Megadeth Interview: Finally at the end of the tape, an actual hard and heavy band for a tape called Hard N Heavy. And this was Megadeth not quite at the height of their powers, but early enough on the down slope that a Megadeth CD was something people looked forward to with excitement more so than apprehension. And it’s… not very interesting. It’s just Dave Mustaine talking about the video for “Symphony of Destruction,” while going over political points that 13 year-old me might have heard and gone “wow, this guy really knows his stuff,” but 34 year-old me can tell that he’s not actually saying anything. Religion and business and the military and government, man, and these guys don’t do shit for us anyway, am I right?
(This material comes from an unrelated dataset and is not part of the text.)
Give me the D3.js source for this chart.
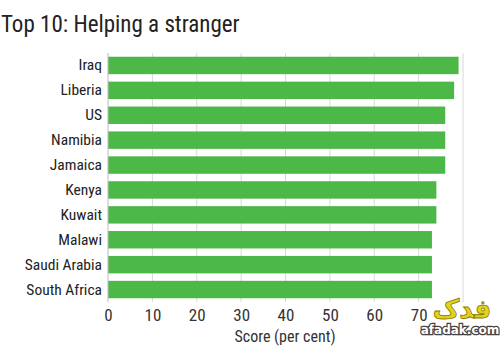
<!DOCTYPE html>
<html><head><meta charset="utf-8">
<script src="https://cdn.jsdelivr.net/npm/d3@7"></script>
<style>body{margin:0;background:#fff}</style>
</head><body>
<svg id="c" width="500" height="350"></svg>
<script>
const countries = ["Iraq","Liberia","US","Namibia","Jamaica","Kenya","Kuwait","Malawi","Saudi Arabia","South Africa"];
const scores = [79,78,76,76,76,74,74,73,73,73];
const ticks = [0,10,20,30,40,50,60,70,80];
const tickLabels = [0,10,20,30,40,50,60,70];
const titleText = "Top 10: Helping a stranger";
const axisTitle = "Score (per cent)";

const font = "'Liberation Sans Narrow','Roboto Condensed','DejaVu Sans Condensed',sans-serif";
const svg = d3.select("#c");
const m = {left:108, right:37, top:53, bottom:50};
const W = 500, H = 350;
const x = d3.scaleLinear().domain([0,80]).range([m.left, W - m.right]);
const y = d3.scaleBand().domain(countries).range([m.top, 302]).paddingInner(0.3).paddingOuter(0.15);

svg.append("text").attr("x",1).attr("y",32).attr("font-family",font)
  .attr("font-size",23).attr("fill","#222").text(titleText);

// gridlines
svg.append("g").selectAll("line").data(ticks.slice(1)).join("line")
  .attr("x1",d=>x(d)).attr("x2",d=>x(d)).attr("y1",m.top).attr("y2",302)
  .attr("stroke","#d8d8d8").attr("stroke-width",1);

svg.append("g").selectAll("rect").data(countries).join("rect")
  .attr("x",x(0)).attr("y",d=>y(d)).attr("height",y.bandwidth())
  .attr("width",(d,i)=>x(scores[i])-x(0)).attr("fill","#4cb848");

// axis line
svg.append("line").attr("x1",x(0)).attr("x2",x(0)).attr("y1",m.top).attr("y2",302)
  .attr("stroke","#bbb");

const yAxis = svg.append("g").attr("transform",`translate(${x(0)-4},0)`)
  .call(d3.axisLeft(y).tickSize(0).tickPadding(2));
yAxis.select(".domain").remove();
yAxis.selectAll("text").attr("font-family",font).attr("font-size",15.5).attr("fill","#222");

const xAxis = svg.append("g").attr("transform",`translate(0,306)`)
  .call(d3.axisBottom(x).tickValues(tickLabels).tickSize(0).tickPadding(3).tickFormat(d3.format("d")));
xAxis.select(".domain").remove();
xAxis.selectAll("text").attr("font-family",font).attr("font-size",17).attr("fill","#333");

svg.append("text").attr("x",285).attr("y",342).attr("text-anchor","middle")
  .attr("font-family",font).attr("font-size",16).attr("fill","#333").text(axisTitle);

// watermark
svg.append("text").attr("x",462).attr("y",318).attr("text-anchor","middle")
  .attr("font-family","'DejaVu Sans',sans-serif").attr("font-size",26).attr("font-weight","bold")
  .attr("fill","#e3d21c").attr("stroke","#8a7a00").attr("stroke-width",0.8).text("فدک");
svg.append("text").attr("x",460).attr("y",334).attr("text-anchor","middle")
  .attr("font-family","'DejaVu Sans',sans-serif").attr("font-size",12).attr("font-weight","bold")
  .attr("fill","#fff").attr("stroke","#444").attr("stroke-width",2.5).attr("paint-order","stroke").text("afadak.com");
</script>
</body></html>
Like even before he found Jesus, lost his mind, and settled down firmly on the side of religion, business, the military, and government, Dave still kinda sounded like a dope trying to sound smart. Meanwhile, Nick Menza stands beside him silently, because he knows that if any band member other than Mustaine speaks in public, they get put in the box that Dave made, and it gets very hot in the box sometimes. Sometimes, you might disappear forever, like whatever became of Jeff Young or Chuck Behler. Mustn’t upset the master, precious. Master is very good to us. Yes, yes, he is.